Coca-cola si difende dalle accuse di greenwashing in California

Si è chiusa nuovamente con un invito a precisare le contestazioni la class action promossa contro Coca-cola, con riguardo al claim “100% Riciclabile” apposto sulle sue bottiglie in plastica. E’ la seconda volta che la North District Court of California chiude il procedimento Swarzt v. The Coca-Cola Company con un rigetto e contestuale possibilità per parte istante di precisare la domanda introduttiva. In attesa che il procedimento si riapra correttamente, alcuni punti meritano di essere analizzati brevemente.

La querelle si articola intorno a un interrogativo di fondo: se sia ingannevole il claim proposto (“100% Riciclabile), a fronte della (allo stato, secondo la Corte, non dimostrata) non riciclabilità del tappo e dell’etichetta della bottiglia in plastica di Coca-Cola.

Un interrogativo particolarmente interessante se si considera che dalle Green Guides della Federal Trade Commission è espressamente previsto che l’attributo “riciclabile” può essere riferito a un prodotto, anche qualora sussistano parti di esso che non siano riciclabili, purché queste rappresenti una minima parte.

A questo proposito, gli istanti hanno evidenziato come la società non si sia limitata ad affermare che il prodotto è riciclabile, ma che lo sia al 100% ed è proprio in tale specificazione che si annida l’ingannevolezza del claim, suffragato anche da un sondaggio effettuato.

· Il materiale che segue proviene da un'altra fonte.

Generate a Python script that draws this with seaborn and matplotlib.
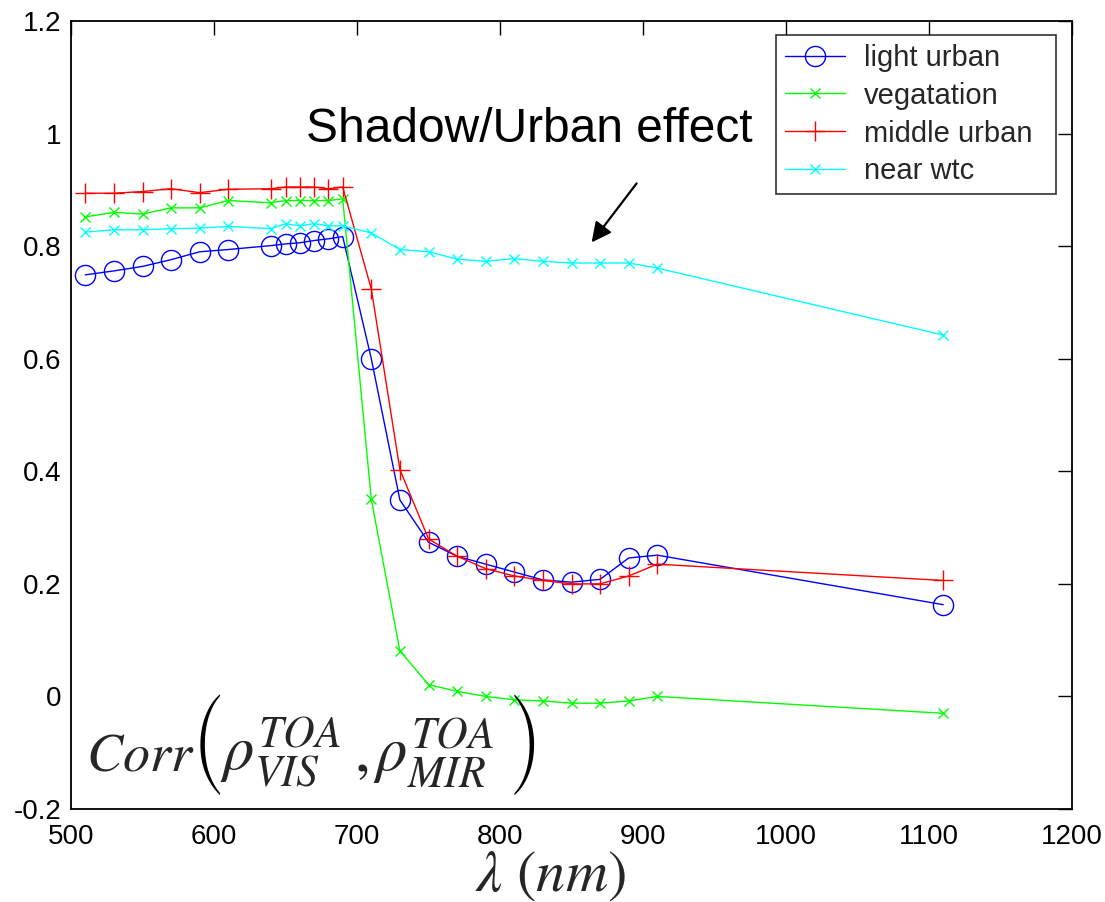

Rimarrebbe da dimostrare, secondo i giudici californiani, che tappi e etichette non sono effettivamente riciclabili e, a questo scopo, si rifanno alla nozione di “riciclabile”, che emerge dalle medesime linee guida e che è stata fatta propria della legge dello stato californiano. Secondo i giudici “riciclabile” è il prodotto “composto da materiali che possono essere riciclati dai programmi di riciclaggio esistenti” nello stato della California.